=== Given data ===
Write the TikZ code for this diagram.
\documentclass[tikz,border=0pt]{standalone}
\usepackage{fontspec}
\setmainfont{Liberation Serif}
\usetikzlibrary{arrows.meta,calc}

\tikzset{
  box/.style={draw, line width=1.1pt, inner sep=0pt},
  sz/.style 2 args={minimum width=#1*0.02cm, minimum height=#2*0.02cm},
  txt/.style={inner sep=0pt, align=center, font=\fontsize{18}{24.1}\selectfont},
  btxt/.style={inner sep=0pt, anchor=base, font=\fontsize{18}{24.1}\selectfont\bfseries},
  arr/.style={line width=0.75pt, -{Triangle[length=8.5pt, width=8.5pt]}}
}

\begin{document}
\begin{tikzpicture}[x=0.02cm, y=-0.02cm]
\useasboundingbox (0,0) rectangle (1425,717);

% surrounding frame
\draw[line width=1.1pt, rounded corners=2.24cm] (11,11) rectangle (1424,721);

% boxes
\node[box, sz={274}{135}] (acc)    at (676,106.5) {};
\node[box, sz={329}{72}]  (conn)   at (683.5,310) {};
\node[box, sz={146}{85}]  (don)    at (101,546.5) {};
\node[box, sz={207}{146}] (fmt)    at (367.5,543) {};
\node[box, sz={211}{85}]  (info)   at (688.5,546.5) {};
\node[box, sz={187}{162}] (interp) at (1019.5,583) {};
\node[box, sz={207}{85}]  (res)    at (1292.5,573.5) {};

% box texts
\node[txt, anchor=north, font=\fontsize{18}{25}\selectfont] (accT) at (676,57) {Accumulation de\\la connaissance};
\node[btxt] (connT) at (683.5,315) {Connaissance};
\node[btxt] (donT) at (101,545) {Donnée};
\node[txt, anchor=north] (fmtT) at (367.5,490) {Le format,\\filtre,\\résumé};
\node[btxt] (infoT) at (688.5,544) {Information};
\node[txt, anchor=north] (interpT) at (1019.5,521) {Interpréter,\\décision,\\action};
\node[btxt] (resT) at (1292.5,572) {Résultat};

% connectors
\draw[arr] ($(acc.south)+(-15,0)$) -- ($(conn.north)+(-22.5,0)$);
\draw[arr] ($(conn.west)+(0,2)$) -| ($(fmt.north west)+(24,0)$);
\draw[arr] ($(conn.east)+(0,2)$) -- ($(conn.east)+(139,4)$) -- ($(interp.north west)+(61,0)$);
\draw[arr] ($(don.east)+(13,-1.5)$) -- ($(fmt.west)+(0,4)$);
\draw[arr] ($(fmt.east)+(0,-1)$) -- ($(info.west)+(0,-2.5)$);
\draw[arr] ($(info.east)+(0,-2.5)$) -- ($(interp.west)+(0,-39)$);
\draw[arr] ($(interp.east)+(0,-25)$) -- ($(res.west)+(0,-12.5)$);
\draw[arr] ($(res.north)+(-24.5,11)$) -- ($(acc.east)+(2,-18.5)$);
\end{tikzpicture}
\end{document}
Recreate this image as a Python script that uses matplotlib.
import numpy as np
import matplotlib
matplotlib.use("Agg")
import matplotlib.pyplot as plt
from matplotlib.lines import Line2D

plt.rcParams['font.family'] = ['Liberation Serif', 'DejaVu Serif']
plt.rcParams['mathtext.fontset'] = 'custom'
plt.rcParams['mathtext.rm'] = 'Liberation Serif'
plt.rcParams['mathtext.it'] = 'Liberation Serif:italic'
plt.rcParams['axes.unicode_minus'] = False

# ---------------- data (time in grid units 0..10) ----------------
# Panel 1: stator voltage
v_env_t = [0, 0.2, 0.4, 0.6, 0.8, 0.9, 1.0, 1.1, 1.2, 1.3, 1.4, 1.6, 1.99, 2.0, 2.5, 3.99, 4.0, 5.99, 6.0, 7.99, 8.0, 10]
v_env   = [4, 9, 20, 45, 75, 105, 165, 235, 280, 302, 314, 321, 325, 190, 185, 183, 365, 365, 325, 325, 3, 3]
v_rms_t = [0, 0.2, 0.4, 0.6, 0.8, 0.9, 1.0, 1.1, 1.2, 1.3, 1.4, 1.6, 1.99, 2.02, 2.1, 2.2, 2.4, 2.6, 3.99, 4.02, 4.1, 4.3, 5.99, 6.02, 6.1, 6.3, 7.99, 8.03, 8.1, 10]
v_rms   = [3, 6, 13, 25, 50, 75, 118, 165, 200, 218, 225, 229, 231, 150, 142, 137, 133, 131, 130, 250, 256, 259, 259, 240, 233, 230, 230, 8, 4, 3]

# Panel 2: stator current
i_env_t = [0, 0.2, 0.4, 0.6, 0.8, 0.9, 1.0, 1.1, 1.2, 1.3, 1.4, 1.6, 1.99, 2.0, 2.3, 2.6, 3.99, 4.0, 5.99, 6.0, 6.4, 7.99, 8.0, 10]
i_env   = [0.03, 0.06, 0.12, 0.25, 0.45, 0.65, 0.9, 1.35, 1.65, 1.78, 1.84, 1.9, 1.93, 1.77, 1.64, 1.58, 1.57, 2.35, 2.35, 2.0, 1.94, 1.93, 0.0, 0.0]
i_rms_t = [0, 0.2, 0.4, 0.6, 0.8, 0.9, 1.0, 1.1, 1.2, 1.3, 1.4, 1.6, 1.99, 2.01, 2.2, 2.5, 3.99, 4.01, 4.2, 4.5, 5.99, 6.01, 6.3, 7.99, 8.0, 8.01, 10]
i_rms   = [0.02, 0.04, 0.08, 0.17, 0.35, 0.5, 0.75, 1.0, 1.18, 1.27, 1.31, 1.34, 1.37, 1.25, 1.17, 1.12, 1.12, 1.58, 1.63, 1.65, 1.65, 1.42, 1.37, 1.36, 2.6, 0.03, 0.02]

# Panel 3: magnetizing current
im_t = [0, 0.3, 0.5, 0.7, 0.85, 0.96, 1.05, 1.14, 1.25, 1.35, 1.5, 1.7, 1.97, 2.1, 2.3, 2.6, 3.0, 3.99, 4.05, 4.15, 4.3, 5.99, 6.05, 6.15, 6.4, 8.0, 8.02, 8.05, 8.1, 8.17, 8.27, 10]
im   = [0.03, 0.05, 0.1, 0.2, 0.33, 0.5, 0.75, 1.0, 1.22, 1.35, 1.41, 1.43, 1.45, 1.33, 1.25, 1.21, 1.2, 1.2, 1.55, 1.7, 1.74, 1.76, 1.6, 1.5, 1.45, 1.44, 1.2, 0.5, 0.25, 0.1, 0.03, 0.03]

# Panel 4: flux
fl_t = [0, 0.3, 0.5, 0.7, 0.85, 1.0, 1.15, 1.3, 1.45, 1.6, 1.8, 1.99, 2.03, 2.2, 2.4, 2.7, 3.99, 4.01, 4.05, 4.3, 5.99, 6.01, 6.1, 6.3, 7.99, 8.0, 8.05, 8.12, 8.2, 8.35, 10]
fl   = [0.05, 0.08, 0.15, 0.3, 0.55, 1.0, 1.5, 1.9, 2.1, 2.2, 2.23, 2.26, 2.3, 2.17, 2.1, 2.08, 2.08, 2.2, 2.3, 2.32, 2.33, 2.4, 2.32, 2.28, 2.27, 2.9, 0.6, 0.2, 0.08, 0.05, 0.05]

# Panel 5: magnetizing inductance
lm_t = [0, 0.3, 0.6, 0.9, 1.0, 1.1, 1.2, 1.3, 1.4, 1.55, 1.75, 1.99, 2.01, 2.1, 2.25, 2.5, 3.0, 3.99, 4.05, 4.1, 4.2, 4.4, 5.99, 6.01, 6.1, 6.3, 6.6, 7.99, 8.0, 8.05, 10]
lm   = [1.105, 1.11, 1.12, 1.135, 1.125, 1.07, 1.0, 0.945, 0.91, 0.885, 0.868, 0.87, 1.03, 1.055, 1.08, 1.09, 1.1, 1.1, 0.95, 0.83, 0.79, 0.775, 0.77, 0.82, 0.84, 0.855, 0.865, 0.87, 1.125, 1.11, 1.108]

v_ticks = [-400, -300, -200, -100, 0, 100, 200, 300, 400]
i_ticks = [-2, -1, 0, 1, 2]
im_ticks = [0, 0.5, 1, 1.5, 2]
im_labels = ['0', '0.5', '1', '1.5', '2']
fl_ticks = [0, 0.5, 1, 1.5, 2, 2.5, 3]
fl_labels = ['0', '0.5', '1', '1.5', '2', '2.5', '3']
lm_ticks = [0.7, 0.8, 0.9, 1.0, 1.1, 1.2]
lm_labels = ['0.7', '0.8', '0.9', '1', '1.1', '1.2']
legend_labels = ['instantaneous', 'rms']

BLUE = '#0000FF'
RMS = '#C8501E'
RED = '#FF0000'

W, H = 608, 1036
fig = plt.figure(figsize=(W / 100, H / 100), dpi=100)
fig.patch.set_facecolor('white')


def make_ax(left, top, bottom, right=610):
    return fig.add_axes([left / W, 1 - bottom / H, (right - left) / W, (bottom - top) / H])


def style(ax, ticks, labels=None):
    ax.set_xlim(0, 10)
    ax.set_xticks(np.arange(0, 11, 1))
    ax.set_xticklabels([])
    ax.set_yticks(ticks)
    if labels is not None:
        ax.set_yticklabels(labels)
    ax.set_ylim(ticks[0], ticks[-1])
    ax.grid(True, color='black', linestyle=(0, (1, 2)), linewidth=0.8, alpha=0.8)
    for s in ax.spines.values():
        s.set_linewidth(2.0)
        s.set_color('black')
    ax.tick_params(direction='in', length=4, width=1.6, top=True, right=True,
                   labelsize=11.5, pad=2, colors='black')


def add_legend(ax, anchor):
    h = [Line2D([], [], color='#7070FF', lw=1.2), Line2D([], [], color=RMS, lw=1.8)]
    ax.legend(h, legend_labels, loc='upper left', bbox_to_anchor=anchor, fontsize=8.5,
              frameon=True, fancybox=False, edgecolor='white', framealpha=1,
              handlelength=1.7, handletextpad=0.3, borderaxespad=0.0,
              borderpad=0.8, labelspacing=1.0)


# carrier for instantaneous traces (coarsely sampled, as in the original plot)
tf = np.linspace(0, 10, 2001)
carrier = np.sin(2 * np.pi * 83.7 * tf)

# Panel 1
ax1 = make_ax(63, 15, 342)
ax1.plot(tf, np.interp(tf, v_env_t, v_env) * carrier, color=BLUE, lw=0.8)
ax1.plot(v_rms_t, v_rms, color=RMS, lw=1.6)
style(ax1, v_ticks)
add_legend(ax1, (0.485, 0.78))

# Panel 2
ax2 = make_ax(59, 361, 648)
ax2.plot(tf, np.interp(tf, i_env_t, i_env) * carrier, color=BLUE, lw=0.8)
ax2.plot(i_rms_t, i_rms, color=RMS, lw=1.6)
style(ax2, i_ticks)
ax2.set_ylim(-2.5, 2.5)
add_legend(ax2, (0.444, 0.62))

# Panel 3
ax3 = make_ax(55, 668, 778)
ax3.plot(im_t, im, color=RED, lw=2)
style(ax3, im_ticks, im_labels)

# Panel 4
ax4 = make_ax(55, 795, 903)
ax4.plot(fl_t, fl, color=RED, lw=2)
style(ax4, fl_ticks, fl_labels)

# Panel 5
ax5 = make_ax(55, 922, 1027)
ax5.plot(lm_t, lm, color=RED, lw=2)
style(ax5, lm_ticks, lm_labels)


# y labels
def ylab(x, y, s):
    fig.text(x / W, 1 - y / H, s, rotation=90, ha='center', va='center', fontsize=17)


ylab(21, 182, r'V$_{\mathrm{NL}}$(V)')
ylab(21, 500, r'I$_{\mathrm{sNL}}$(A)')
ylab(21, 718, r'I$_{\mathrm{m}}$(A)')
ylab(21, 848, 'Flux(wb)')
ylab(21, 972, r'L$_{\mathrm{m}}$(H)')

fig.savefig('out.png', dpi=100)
===
• _Task directions_:
Look back at the entries above and repeat, unchanged, every line from the line holding "Recreate this image" through the line holding "plt.rcParams['axes.unicode_minus'] = False".

• _Exercise solution_:
Recreate this image as a Python script that uses matplotlib.
import numpy as np
import matplotlib
matplotlib.use("Agg")
import matplotlib.pyplot as plt
from matplotlib.lines import Line2D

plt.rcParams['font.family'] = ['Liberation Serif', 'DejaVu Serif']
plt.rcParams['mathtext.fontset'] = 'custom'
plt.rcParams['mathtext.rm'] = 'Liberation Serif'
plt.rcParams['mathtext.it'] = 'Liberation Serif:italic'
plt.rcParams['axes.unicode_minus'] = False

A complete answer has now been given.